● **TASK STATEMENT**
Copy nothing but the text: reproduce each line of the listing exactly and leave the pictures out.

+ + + + + + +

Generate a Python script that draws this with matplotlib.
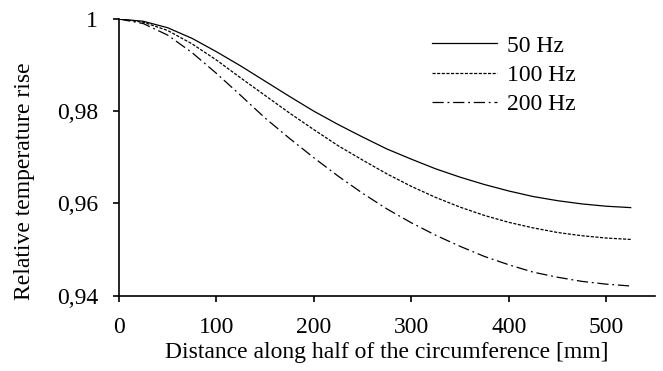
import numpy as np
import matplotlib
matplotlib.use("Agg")
import matplotlib.pyplot as plt

# Distance along half of the circumference [mm]
distancia = [0, 25, 50, 75, 100, 125, 150, 175, 200, 225, 250,
             275, 300, 325, 350, 375, 400, 425, 450, 475, 500, 525]

# Relative temperature rise for each frequency
t_50hz = [1.0000, 0.9995, 0.9981, 0.9958, 0.9929, 0.9898, 0.9865, 0.9832,
          0.9800, 0.9771, 0.9744, 0.9718, 0.9696, 0.9675, 0.9657, 0.9641,
          0.9627, 0.9615, 0.9606, 0.9599, 0.9594, 0.9591]
t_100hz = [1.0000, 0.9993, 0.9975, 0.9946, 0.9911, 0.9872, 0.9834, 0.9796,
           0.9760, 0.9725, 0.9694, 0.9664, 0.9637, 0.9613, 0.9592, 0.9574,
           0.9559, 0.9547, 0.9537, 0.9530, 0.9525, 0.9522]
t_200hz = [1.0000, 0.9990, 0.9965, 0.9927, 0.9882, 0.9834, 0.9785, 0.9741,
           0.9699, 0.9659, 0.9622, 0.9588, 0.9558, 0.9531, 0.9507, 0.9485,
           0.9467, 0.9451, 0.9440, 0.9431, 0.9425, 0.9421]

etiquetas = ["50 Hz", "100 Hz", "200 Hz"]
y_ticks = [0.94, 0.96, 0.98, 1.0]
y_tick_labels = ["0,94", "0,96", "0,98", "1"]
x_ticks = [0, 100, 200, 300, 400, 500]

plt.rcParams["font.family"] = ["Liberation Serif", "DejaVu Serif"]
plt.rcParams["font.size"] = 17

fig = plt.figure(figsize=(6.63, 3.71), dpi=100)
ax = fig.add_axes([0.1795, 0.203, 0.8085, 0.7458])

ax.plot(distancia, t_50hz, color="black", lw=0.9, linestyle="-", label=etiquetas[0])
ax.plot(distancia, t_100hz, color="black", lw=0.9, linestyle=(0, (2.5, 1.2)), label=etiquetas[1])
ax.plot(distancia, t_200hz, color="black", lw=0.9, linestyle=(0, (9, 3, 1.5, 3)), label=etiquetas[2])

ax.set_xlim(0, 550)
ax.set_ylim(0.94, 1.0)
ax.set_xticks(x_ticks)
ax.set_yticks(y_ticks)
ax.set_yticklabels(y_tick_labels)

for lado in ["top", "right"]:
    ax.spines[lado].set_visible(False)
for lado in ["left", "bottom"]:
    ax.spines[lado].set_linewidth(1.2)

ax.tick_params(axis="both", direction="out", length=4, width=1.2, labelsize=17)
ax.tick_params(axis="y", pad=11)
ax.tick_params(axis="x", pad=11)

ax.set_xlabel("Distance along half of the circumference [mm]", fontsize=17, labelpad=3)
ax.set_ylabel("Relative temperature rise", fontsize=17, labelpad=16)
ax.yaxis.label.set_y(0.415)

ax.legend(loc="center", bbox_to_anchor=(0.7594, 0.7978), bbox_transform=fig.transFigure,
          frameon=False, handlelength=2.75, handletextpad=0.42, labelspacing=0.32,
          borderpad=0, fontsize=17)

fig.savefig("out.png", dpi=100)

+ + + + + + +

● **RESULT BELOW**
Generate a Python script that draws this with matplotlib.
import numpy as np
import matplotlib
matplotlib.use("Agg")
import matplotlib.pyplot as plt

# Distance along half of the circumference [mm]
distancia = [0, 25, 50, 75, 100, 125, 150, 175, 200, 225, 250,
             275, 300, 325, 350, 375, 400, 425, 450, 475, 500, 525]

# Relative temperature rise for each frequency
t_50hz = [1.0000, 0.9995, 0.9981, 0.9958, 0.9929, 0.9898, 0.9865, 0.9832,
          0.9800, 0.9771, 0.9744, 0.9718, 0.9696, 0.9675, 0.9657, 0.9641,
          0.9627, 0.9615, 0.9606, 0.9599, 0.9594, 0.9591]
t_100hz = [1.0000, 0.9993, 0.9975, 0.9946, 0.9911, 0.9872, 0.9834, 0.9796,
           0.9760, 0.9725, 0.9694, 0.9664, 0.9637, 0.9613, 0.9592, 0.9574,
           0.9559, 0.9547, 0.9537, 0.9530, 0.9525, 0.9522]
t_200hz = [1.0000, 0.9990, 0.9965, 0.9927, 0.9882, 0.9834, 0.9785, 0.9741,
           0.9699, 0.9659, 0.9622, 0.9588, 0.9558, 0.9531, 0.9507, 0.9485,
           0.9467, 0.9451, 0.9440, 0.9431, 0.9425, 0.9421]

etiquetas = ["50 Hz", "100 Hz", "200 Hz"]
y_ticks = [0.94, 0.96, 0.98, 1.0]
y_tick_labels = ["0,94", "0,96", "0,98", "1"]
x_ticks = [0, 100, 200, 300, 400, 500]

plt.rcParams["font.family"] = ["Liberation Serif", "DejaVu Serif"]
plt.rcParams["font.size"] = 17

fig = plt.figure(figsize=(6.63, 3.71), dpi=100)
ax = fig.add_axes([0.1795, 0.203, 0.8085, 0.7458])

ax.plot(distancia, t_50hz, color="black", lw=0.9, linestyle="-", label=etiquetas[0])
ax.plot(distancia, t_100hz, color="black", lw=0.9, linestyle=(0, (2.5, 1.2)), label=etiquetas[1])
ax.plot(distancia, t_200hz, color="black", lw=0.9, linestyle=(0, (9, 3, 1.5, 3)), label=etiquetas[2])

ax.set_xlim(0, 550)
ax.set_ylim(0.94, 1.0)
ax.set_xticks(x_ticks)
ax.set_yticks(y_ticks)
ax.set_yticklabels(y_tick_labels)

for lado in ["top", "right"]:
    ax.spines[lado].set_visible(False)
for lado in ["left", "bottom"]:
    ax.spines[lado].set_linewidth(1.2)

ax.tick_params(axis="both", direction="out", length=4, width=1.2, labelsize=17)
ax.tick_params(axis="y", pad=11)
ax.tick_params(axis="x", pad=11)

ax.set_xlabel("Distance along half of the circumference [mm]", fontsize=17, labelpad=3)
ax.set_ylabel("Relative temperature rise", fontsize=17, labelpad=16)
ax.yaxis.label.set_y(0.415)

ax.legend(loc="center", bbox_to_anchor=(0.7594, 0.7978), bbox_transform=fig.transFigure,
          frameon=False, handlelength=2.75, handletextpad=0.42, labelspacing=0.32,
          borderpad=0, fontsize=17)

fig.savefig("out.png", dpi=100)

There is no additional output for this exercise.